Wednesday, August 7, 2013

It's Not You, It's Me.

In the summer of 1987, when I was ten years old, my family attended a small church in a small town. There were very few kids in the congregation, and we all viewed our pastor with a mixture of awe and affection.  He was a gregarious, friendly man who was genuine and fun to be around.  My sister, an equally gregarious and charming personality, had recently been allowed to sit next to him during church services until it was time for the sermon.  One Sunday, I asked if I could sit with him during services and was welcomed to do just that.  I sat through announcements, sang along with the hymns, and behaved in the quiet manner that had always come naturally to me.  After services, the pastor patted me on the shoulder as I thanked him for letting me sit with him and said, in a well-meaning tone, "Why can't you be more like your sister?"

I never sat with him again.  And I eventually came to a certain realization:

Friends, I am an introvert.

Throughout my life, many well-meaning people have tried to help me change what they see as a personality flaw.  If you'd only go out more, you'd enjoy yourself, they'd say.  Get out there and meet new people, make new friends.  They didn't understand the anxiety that flooded my mind at the expectation of being surrounded by people I didn't know and being expected to engage them on some level.  They didn't understand my intense dislike of small talk, and how pointless I found it.  They couldn't fathom why I wouldn't be comfortable in a party atmosphere with lots of people having lots of fun.  Who wouldn't want to have fun?  
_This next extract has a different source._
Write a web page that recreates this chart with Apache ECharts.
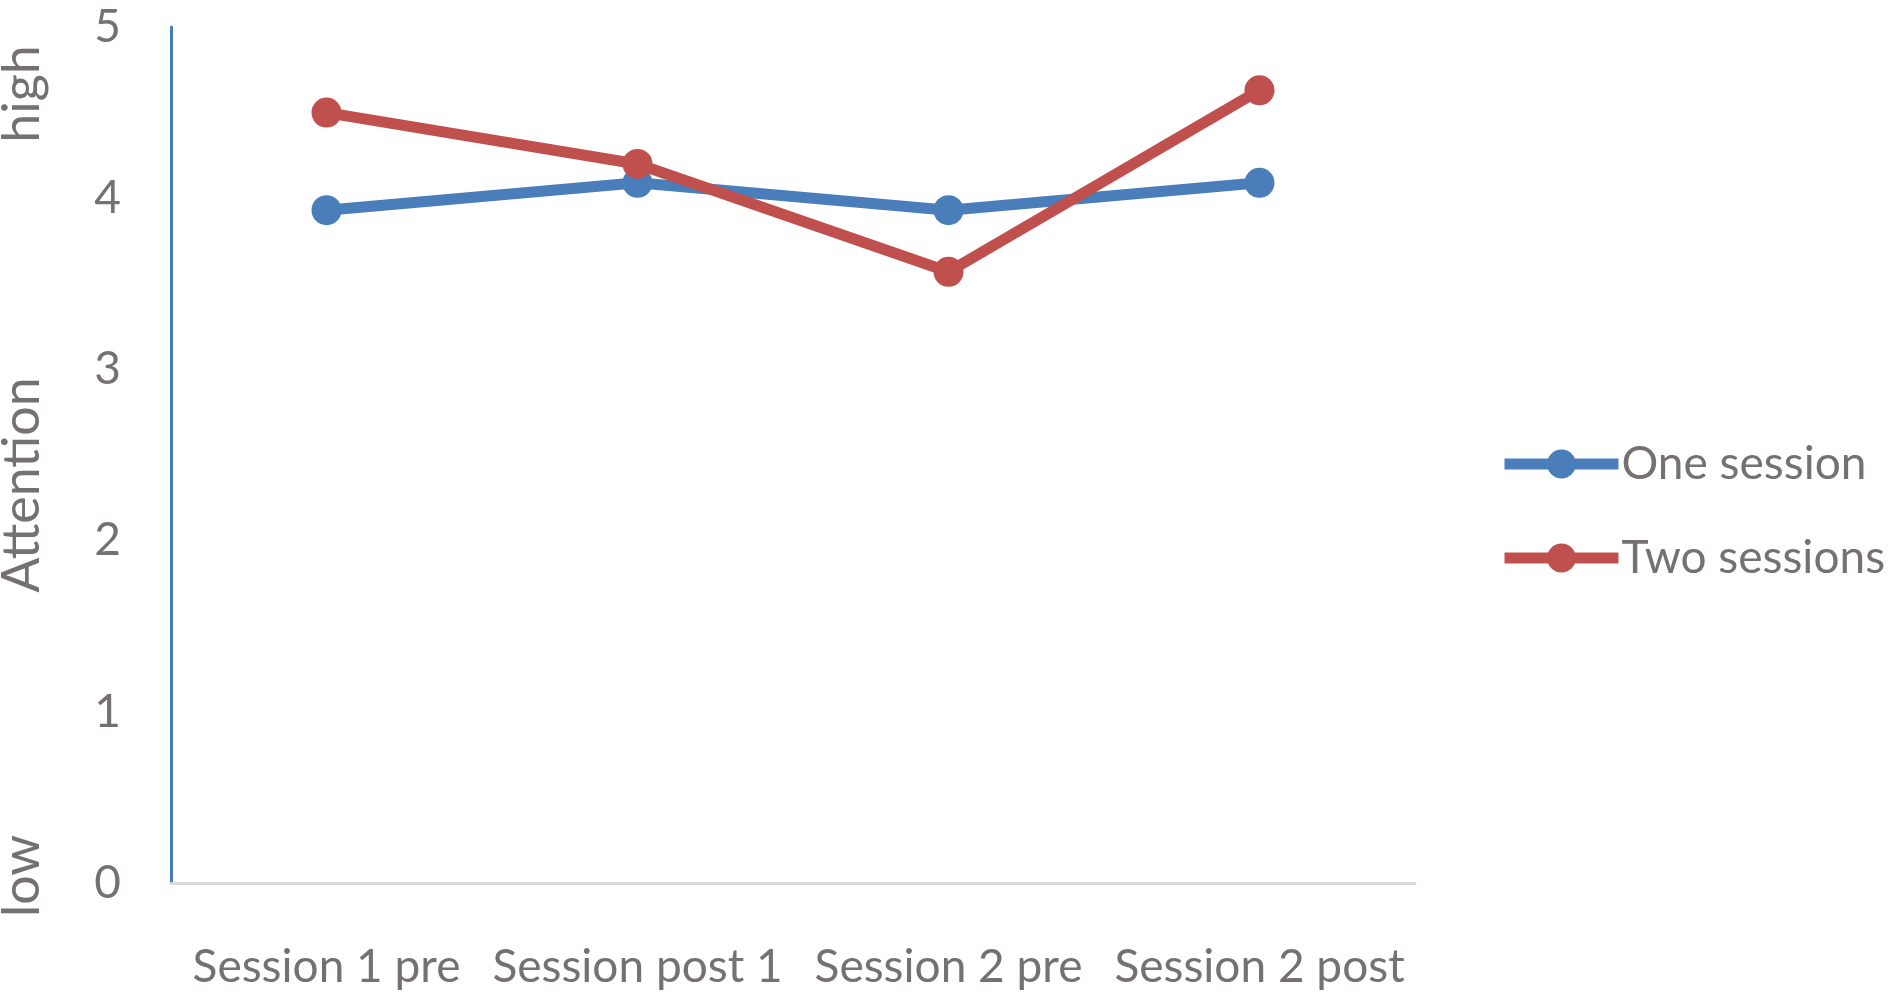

The thing only the people closest to me seem to realize is, social events are not my thing.  Being around large groups of people requires so much energy and effort, it takes a few days for me to recover.  That recovery is usually spent at home with my family, and involves lots of reading and quiet time that helps me recharge.  During that period, going anywhere and/or engaging with anyone outside my immediate family is only going to happen if it's absolutely necessary.  For those who don't fully understand introversion, this can lead to hurt feelings and offense that has absolutely nothing to do with anything besides this simple fact:  It's not you, it's me.  

Being this type of personality in a world that largely values happy extroverts is a battle in itself.  Much of my life, the interaction of people who just didn't understand or value introverts led me to believe I was broken, that something had to be wrong with a person who dreaded talking on the phone, who wasn't interested in planning sleepovers with friends, or who preferred to spend the majority of her time immersed in literature rather than interacting with the people around her.  It wasn't normal.  It needed to be fixed.

The thing is, though these behaviors aren't average for our society, there is absolutely nothing wrong with introversion.  Attempting to squash introverted behaviors in favor of forced extroversion may look like improvement to everyone else, but it only succeeds in creating feelings of falseness and misery for the person working so hard to please everyone around them.  Rather than change my personality in order to please those who value extroversion over introversion, I've decided to embrace my introversion - even celebrate it.  I was made this way for a reason, and fighting against the way I'm made is counterproductive and downright silly.  Instead, I'm going to happily accept the way He made me, thankfully and without apologies.


Starla said...

We are so much alike lol. And what is an adult thinking, saying that to a little kid?! Way to give someone a complex, geez!

Brain said...

I know! It took a while, but I did get to the point where I was like, what the heck?! lol

I keep wishing we lived closer to each other. We could totally hang out...and not really talk. Ha!